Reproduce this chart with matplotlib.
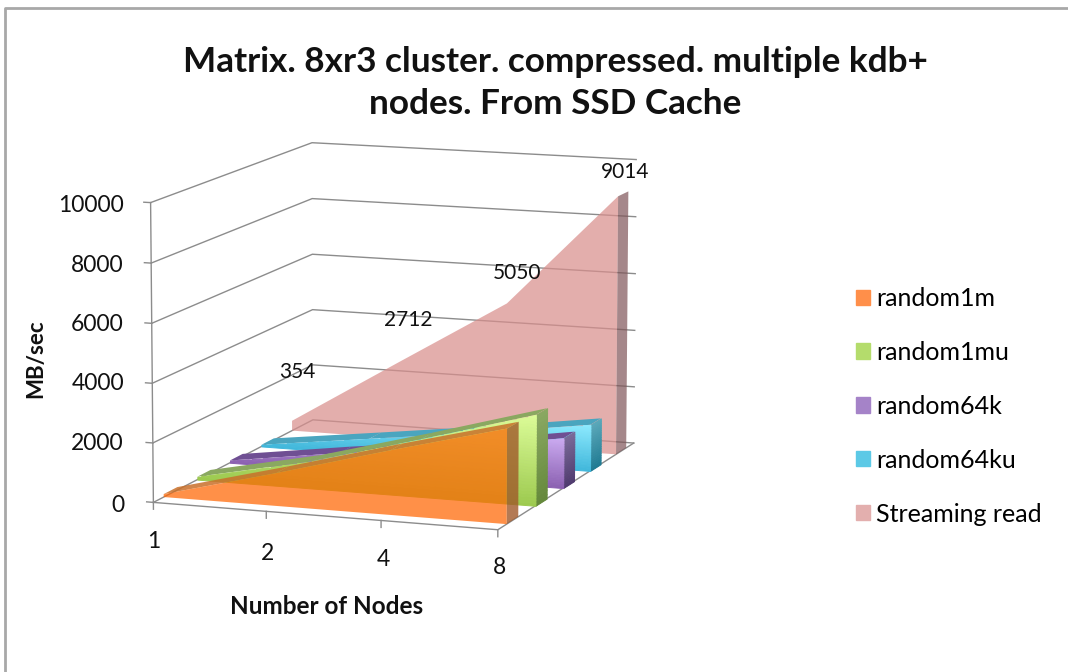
import numpy as np
import matplotlib
matplotlib.use("Agg")
from matplotlib import pyplot as plt
from matplotlib.lines import Line2D
from matplotlib.patches import Patch
from matplotlib.colors import to_rgb
from mpl_toolkits.mplot3d.art3d import Poly3DCollection

plt.rcParams['font.family'] = ['Lato', 'Open Sans', 'DejaVu Sans']

nodes = ['1', '2', '4', '8']
random1m = [100, 1100, 2150, 3150]
random1mu = [100, 900, 1950, 3050]
random64k = [80, 620, 1100, 1700]
random64ku = [60, 550, 1050, 1600]
streaming = [354, 2712, 5050, 9014]
series_names = ['random1m', 'random1mu', 'random64k', 'random64ku', 'Streaming read']
y_ticks = [0, 2000, 4000, 6000, 8000, 10000]

W, H = 1068, 672
GRID = '#8c8c8c'

fig = plt.figure(figsize=(W / 100, H / 100), dpi=100)
ax = fig.add_axes([0.0068, 0.0205, 0.72, 0.96], projection='3d', computed_zorder=False)
ax.set_axis_off()
ax.set_xlim(0, 3)
ax.set_ylim(0, 5)
ax.set_zlim(0, 10000)
ax.set_box_aspect((360, 440, 300), zoom=0.955)
ax.view_init(elev=10.3, azim=-70)
ax.set_proj_type('persp', focal_length=1.4)

x = np.arange(len(nodes))
x_fine = np.linspace(0, 3, 91)


def add_polys(verts, color, alpha, z, seam=False):
    rgba = to_rgb(color) + (alpha,)
    poly = Poly3DCollection(verts, facecolors=[rgba], edgecolors=[rgba] if seam else 'none', linewidths=0.7 if seam else 0)
    poly.set_zorder(z)
    ax.add_collection3d(poly, autolim=False)


def shade(c_top, c_bottom, t):
    a, b = np.array(to_rgb(c_top)), np.array(to_rgb(c_bottom))
    return tuple(b + (a - b) * t)


def gradient_face(vals, y0, top_color, bottom_color, z, n=30):
    tops = np.interp(x_fine, x, vals)
    edges = np.linspace(0, max(vals), n + 1)
    for k in range(n):
        lo, hi = edges[k], edges[k + 1]
        cap = np.minimum(tops, hi)
        keep = cap > lo
        if keep.sum() < 2:
            continue
        xs, cs = x_fine[keep], cap[keep]
        verts = [(xs[0], y0, lo), (xs[-1], y0, lo)] + [(a, y0, b) for a, b in zip(xs[::-1], cs[::-1])]
        add_polys([verts], shade(top_color, bottom_color, (k + .5) / n), 1.0, z, seam=True)


def gradient_side(top, y0, y1, top_color, bottom_color, z, n=20):
    edges = np.linspace(0, top, n + 1)
    for k in range(n):
        verts = [(3, y0, edges[k]), (3, y1, edges[k]), (3, y1, edges[k + 1]), (3, y0, edges[k + 1])]
        add_polys([verts], shade(top_color, bottom_color, (k + .5) / n), 1.0, z, seam=True)


def top_faces(vals, y0, y1):
    return [[(x[j], y0, vals[j]), (x[j + 1], y0, vals[j + 1]),
             (x[j + 1], y1, vals[j + 1]), (x[j], y1, vals[j])] for j in range(3)]


# walls and floor
for v in y_ticks:
    ax.plot([0, 0, 3], [0, 5, 5], [v, v, v], color=GRID, lw=1, zorder=1)
    ax.plot([0, -0.06], [0, 0], [v, v], color=GRID, lw=1, zorder=1)
ax.plot([0, 0], [0, 0], [0, 10000], color=GRID, lw=1, zorder=1)
ax.plot([0, 3, 3], [0, 0, 5], [0, 0, 0], color=GRID, lw=1, zorder=1)
for j in x:
    ax.plot([j, j], [0, 0], [0, -230], color=GRID, lw=1, zorder=1)

# streaming read, flat and see through
y0, y1 = 4.3, 4.7
add_polys([[(0, y0, 0), (3, y0, 0)] + [(a, y0, b) for a, b in zip(x[::-1], streaming[::-1])]], '#d98f8d', 0.72, 10)
add_polys([[(3, y0, 0), (3, y1, 0), (3, y1, streaming[3]), (3, y0, streaming[3])]], '#7f5558', 0.7, 11)

# random64ku
y0, y1 = 3.3, 3.7
add_polys(top_faces(random64ku, y0, y1), '#4aa5bf', 1, 20)
gradient_side(random64ku[3], y0, y1, '#5aa8ba', '#1f7a92', 21)
gradient_face(random64ku, y0, '#8ceaff', '#3fb6da', 22)

# random64k
y0, y1 = 2.3, 2.7
add_polys(top_faces(random64k, y0, y1), '#6f4f93', 1, 30)
gradient_side(random64k[3], y0, y1, '#7a6a98', '#4f3a6e', 31)
gradient_face(random64k, y0, '#cbaaf0', '#8a5fb0', 32)

# random1mu
y0, y1 = 1.3, 1.7
add_polys(top_faces(random1mu, y0, y1), '#8aa860', 1, 40)
gradient_side(random1mu[3], y0, y1, '#8aa862', '#64883a', 41)
gradient_face(random1mu, y0, '#dcfc98', '#9cc94e', 42)

# random1m on top, see through
y0, y1 = 0.3, 0.7
add_polys(top_faces(random1m, y0, y1), '#c9702a', 0.85, 50)
add_polys([[(3, y0, 0), (3, y1, 0), (3, y1, random1m[3]), (3, y0, random1m[3])]], '#a0592a', 0.8, 51)
add_polys([[(0, y0, 0), (3, y0, 0)] + [(a, y0, b) for a, b in zip(x[::-1], random1m[::-1])]], '#ff6602', 0.72, 52)

# tick labels and data labels, placed like the original
for v, py in zip(y_ticks, [505, 443, 383, 324, 265, 206]):
    fig.text(124 / W, 1 - py / H, str(v), ha='right', va='center', fontsize=16.5, color='#111111')
for n, (px, py) in zip(nodes, [(154, 541), (267, 553), (383, 559), (500, 567)]):
    fig.text(px / W, 1 - py / H, n, ha='center', va='center', fontsize=16.5, color='#111111')
for v, (px, py) in zip(streaming, [(297, 372), (408, 320), (517, 273), (625, 172)]):
    fig.text(px / W, 1 - py / H, str(v), ha='center', va='center', fontsize=15, color='#111111')

fig.text(555 / W, 1 - 83 / H, 'Matrix. 8xr3 cluster. compressed. multiple kdb+\nnodes. From SSD Cache',
         ha='center', va='center', fontsize=25.3, fontweight='bold', color='#111111', linespacing=1.38)
fig.text(36 / W, 1 - 359 / H, 'MB/sec', rotation=90, ha='center', va='center', fontsize=16, fontweight='bold', color='#111111')
fig.text(327 / W, 1 - 606 / H, 'Number of Nodes', ha='center', va='center', fontsize=17.5, fontweight='bold', color='#111111')

handles = [Patch(color=c) for c in ['#ff8f4a', '#b4dc6c', '#a583c8', '#5cc9e6', '#e3afae']]
fig.legend(handles, series_names, loc='upper left', bbox_to_anchor=(856 / W, 1 - 287 / H), frameon=False,
           fontsize=18, handlelength=0.56, handleheight=0.56, handletextpad=0.24, labelspacing=1.236,
           borderpad=0, borderaxespad=0)

fig.add_artist(Line2D([5 / W, 5 / W, 1], [0, 1 - 8 / H, 1 - 8 / H], color='#a8a8a8', lw=2))

fig.savefig('out.png', dpi=100)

· · · · · · ·

▶ [Short task]:
Using the material above, return every line exactly as it appears, minus the pictures.

▶ [Exercise result]:
Reproduce this chart with matplotlib.
import numpy as np
import matplotlib
matplotlib.use("Agg")
from matplotlib import pyplot as plt
from matplotlib.lines import Line2D
from matplotlib.patches import Patch
from matplotlib.colors import to_rgb
from mpl_toolkits.mplot3d.art3d import Poly3DCollection

plt.rcParams['font.family'] = ['Lato', 'Open Sans', 'DejaVu Sans']

nodes = ['1', '2', '4', '8']
random1m = [100, 1100, 2150, 3150]
random1mu = [100, 900, 1950, 3050]
random64k = [80, 620, 1100, 1700]
random64ku = [60, 550, 1050, 1600]
streaming = [354, 2712, 5050, 9014]
series_names = ['random1m', 'random1mu', 'random64k', 'random64ku', 'Streaming read']
y_ticks = [0, 2000, 4000, 6000, 8000, 10000]

W, H = 1068, 672
GRID = '#8c8c8c'

fig = plt.figure(figsize=(W / 100, H / 100), dpi=100)
ax = fig.add_axes([0.0068, 0.0205, 0.72, 0.96], projection='3d', computed_zorder=False)
ax.set_axis_off()
ax.set_xlim(0, 3)
ax.set_ylim(0, 5)
ax.set_zlim(0, 10000)
ax.set_box_aspect((360, 440, 300), zoom=0.955)
ax.view_init(elev=10.3, azim=-70)
ax.set_proj_type('persp', focal_length=1.4)

x = np.arange(len(nodes))
x_fine = np.linspace(0, 3, 91)


def add_polys(verts, color, alpha, z, seam=False):
    rgba = to_rgb(color) + (alpha,)
    poly = Poly3DCollection(verts, facecolors=[rgba], edgecolors=[rgba] if seam else 'none', linewidths=0.7 if seam else 0)
    poly.set_zorder(z)
    ax.add_collection3d(poly, autolim=False)


def shade(c_top, c_bottom, t):
    a, b = np.array(to_rgb(c_top)), np.array(to_rgb(c_bottom))
    return tuple(b + (a - b) * t)


def gradient_face(vals, y0, top_color, bottom_color, z, n=30):
    tops = np.interp(x_fine, x, vals)
    edges = np.linspace(0, max(vals), n + 1)
    for k in range(n):
        lo, hi = edges[k], edges[k + 1]
        cap = np.minimum(tops, hi)
        keep = cap > lo
        if keep.sum() < 2:
            continue
        xs, cs = x_fine[keep], cap[keep]
        verts = [(xs[0], y0, lo), (xs[-1], y0, lo)] + [(a, y0, b) for a, b in zip(xs[::-1], cs[::-1])]
        add_polys([verts], shade(top_color, bottom_color, (k + .5) / n), 1.0, z, seam=True)


def gradient_side(top, y0, y1, top_color, bottom_color, z, n=20):
    edges = np.linspace(0, top, n + 1)
    for k in range(n):
        verts = [(3, y0, edges[k]), (3, y1, edges[k]), (3, y1, edges[k + 1]), (3, y0, edges[k + 1])]
        add_polys([verts], shade(top_color, bottom_color, (k + .5) / n), 1.0, z, seam=True)


def top_faces(vals, y0, y1):
    return [[(x[j], y0, vals[j]), (x[j + 1], y0, vals[j + 1]),
             (x[j + 1], y1, vals[j + 1]), (x[j], y1, vals[j])] for j in range(3)]


# walls and floor
for v in y_ticks:
    ax.plot([0, 0, 3], [0, 5, 5], [v, v, v], color=GRID, lw=1, zorder=1)
    ax.plot([0, -0.06], [0, 0], [v, v], color=GRID, lw=1, zorder=1)
ax.plot([0, 0], [0, 0], [0, 10000], color=GRID, lw=1, zorder=1)
ax.plot([0, 3, 3], [0, 0, 5], [0, 0, 0], color=GRID, lw=1, zorder=1)
for j in x:
    ax.plot([j, j], [0, 0], [0, -230], color=GRID, lw=1, zorder=1)

# streaming read, flat and see through
y0, y1 = 4.3, 4.7
add_polys([[(0, y0, 0), (3, y0, 0)] + [(a, y0, b) for a, b in zip(x[::-1], streaming[::-1])]], '#d98f8d', 0.72, 10)
add_polys([[(3, y0, 0), (3, y1, 0), (3, y1, streaming[3]), (3, y0, streaming[3])]], '#7f5558', 0.7, 11)

# random64ku
y0, y1 = 3.3, 3.7
add_polys(top_faces(random64ku, y0, y1), '#4aa5bf', 1, 20)
gradient_side(random64ku[3], y0, y1, '#5aa8ba', '#1f7a92', 21)
gradient_face(random64ku, y0, '#8ceaff', '#3fb6da', 22)

# random64k
y0, y1 = 2.3, 2.7
add_polys(top_faces(random64k, y0, y1), '#6f4f93', 1, 30)
gradient_side(random64k[3], y0, y1, '#7a6a98', '#4f3a6e', 31)
gradient_face(random64k, y0, '#cbaaf0', '#8a5fb0', 32)

# random1mu
y0, y1 = 1.3, 1.7
add_polys(top_faces(random1mu, y0, y1), '#8aa860', 1, 40)
gradient_side(random1mu[3], y0, y1, '#8aa862', '#64883a', 41)
gradient_face(random1mu, y0, '#dcfc98', '#9cc94e', 42)

# random1m on top, see through
y0, y1 = 0.3, 0.7
add_polys(top_faces(random1m, y0, y1), '#c9702a', 0.85, 50)
add_polys([[(3, y0, 0), (3, y1, 0), (3, y1, random1m[3]), (3, y0, random1m[3])]], '#a0592a', 0.8, 51)
add_polys([[(0, y0, 0), (3, y0, 0)] + [(a, y0, b) for a, b in zip(x[::-1], random1m[::-1])]], '#ff6602', 0.72, 52)

# tick labels and data labels, placed like the original
for v, py in zip(y_ticks, [505, 443, 383, 324, 265, 206]):
    fig.text(124 / W, 1 - py / H, str(v), ha='right', va='center', fontsize=16.5, color='#111111')
for n, (px, py) in zip(nodes, [(154, 541), (267, 553), (383, 559), (500, 567)]):
    fig.text(px / W, 1 - py / H, n, ha='center', va='center', fontsize=16.5, color='#111111')
for v, (px, py) in zip(streaming, [(297, 372), (408, 320), (517, 273), (625, 172)]):
    fig.text(px / W, 1 - py / H, str(v), ha='center', va='center', fontsize=15, color='#111111')

fig.text(555 / W, 1 - 83 / H, 'Matrix. 8xr3 cluster. compressed. multiple kdb+\nnodes. From SSD Cache',
         ha='center', va='center', fontsize=25.3, fontweight='bold', color='#111111', linespacing=1.38)
fig.text(36 / W, 1 - 359 / H, 'MB/sec', rotation=90, ha='center', va='center', fontsize=16, fontweight='bold', color='#111111')
fig.text(327 / W, 1 - 606 / H, 'Number of Nodes', ha='center', va='center', fontsize=17.5, fontweight='bold', color='#111111')

handles = [Patch(color=c) for c in ['#ff8f4a', '#b4dc6c', '#a583c8', '#5cc9e6', '#e3afae']]
fig.legend(handles, series_names, loc='upper left', bbox_to_anchor=(856 / W, 1 - 287 / H), frameon=False,
           fontsize=18, handlelength=0.56, handleheight=0.56, handletextpad=0.24, labelspacing=1.236,
           borderpad=0, borderaxespad=0)

fig.add_artist(Line2D([5 / W, 5 / W, 1], [0, 1 - 8 / H, 1 - 8 / H], color='#a8a8a8', lw=2))

fig.savefig('out.png', dpi=100)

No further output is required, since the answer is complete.